近卫步兵第4军的部队在右翼强渡了施普雷河之后,占领了舍纳威德、达姆—福施塔特、尼
格尔等地。近卫步兵第28军的部队在左翼前出到特尔托夫运河,攻占了市区布利茨、布科
夫、鲁多夫等地。近卫步兵第29军的部队肃清了约干尼斯塔尔地域、阿德勒斯霍夫机场地
域内的敌人。在特尔托夫运河附近,我各兵团也同乌克兰第1方面军的部队会师。敌人在柏
林东南作战的由野战第9集团军和坦克第4集团军共30个师组成的强大的古本集团,已陷
入我军的合围之中。鉴于这种情况,我近卫第8集团军根据方面军的命令转向西北,即转向
柏林市中心。在近卫第8集团军的进攻地带上,有已渡过河去的近卫坦克第1集团军的各兵
团在作战。
    两个方面军的部队会师以及对柏林的合围,意味着柏林战役的一个重要阶段宣告完成。
法西斯德国的正规军被击溃,敌人绵亘的防御正面在很多地段上被突破,其庞大的兵力被合
围,并被各个歼灭。
    位于措森地域内的德军总参谋部被乌克兰第1方面军的部队占领,敌人的指挥从而遭到
彻底的破坏。
    苏军迎着西方各盟军向易北河挺进。第三帝国的日子已屈指可数。从士兵到将军、所有
的人都看到了这一点。4月25日,在易北河托尔高地域,乌克兰第1方面军所属近卫步兵
第58师的部队与美国第1集团军步兵第69师的巡逻队会师。在反对共同敌人的斗争中联合
起来的两个盟国的军人——美国和苏联的官兵们相互握手。
    剩下的还有最后一步,这就是攻占柏林,从而结束战争。而这一步将由苏联军队迈出。

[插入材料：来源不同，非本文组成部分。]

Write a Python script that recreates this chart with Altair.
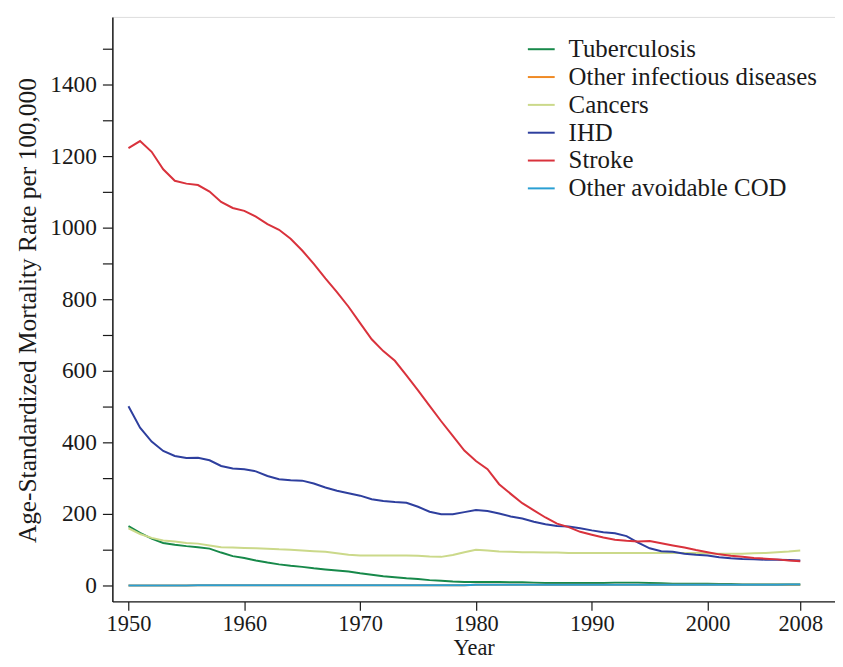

这是既艰难又极端重要的一步。因为在柏林集结着纳粹的全部妖孽。法西斯帝国的头子——
希特勒及其大本营还在这里活动。当前我们需要使用武力迫使敌人接受无条件投降的条件。
无条件投降——这在反希特勒同盟几个大国所签署的“雅尔塔宣言”中就是这样写的。而要
做到这一点,就只有对柏林发起强大而果敢的攻势。白俄罗斯第1方面军和乌克兰第1方面
军光荣地担负了这一使命。
    在我和我的同志们面前,曾多次出现过的那个问题,现在又重新出现在我们面前,那就
是德国的统治者还寄希望于什么呢?现在已没有什么可指望的了。目前,任何一种秘密的超
级武器也不能挽救残余的德国军队——不久前还是残酷而实力强大的第三帝国的一支残暴力
量的失败命运。
    敌军的基本集团已经被分割和打得七零八落。敌人仅在最后的一道防御地区内进行着抵
抗:即在一些要塞、永久火力点、地下掩蔽所、楼房的地下室和城市的街区内抵抗。我军通
过当时所有可以沟通的渠道,向德国政府转达了如下的消息:结束战争的出路只有一条,即
无条件投降!
    成千上万的德国青年、德国士兵的生命(命运把他们投入这场对他们来说是漫长的、毫
无出路的战争中)还是可以拯救的。在天平的一边是,数十万德国人的生命和许许多多新城
市的安全;在天平的另一边是,一小撮冒险分子的性命。
    希特勒、戈培尔、戈林、希姆莱、鲍尔曼,却把自己的生命看得高于一切,为了保命,
不惜一切……法西斯制度及其元凶们在作垂死的挣扎。这就在全世界面前彻底的暴露了他们
的残忍和怯懦,暴露了他们的利己主义和卑鄙的行径……
    我是个军人,我已渡过了人生的漫长岁月,并已步入晚年。我从参加国内战争开始,在
我的戎马生涯中,我得以亲眼目睹和亲身经历了很多事情。如今,在我垂墓之年,从纯粹军
事的、职业的观点出发,我对1945年春天在柏林附近发生的一切能做出甚么样的评价呢?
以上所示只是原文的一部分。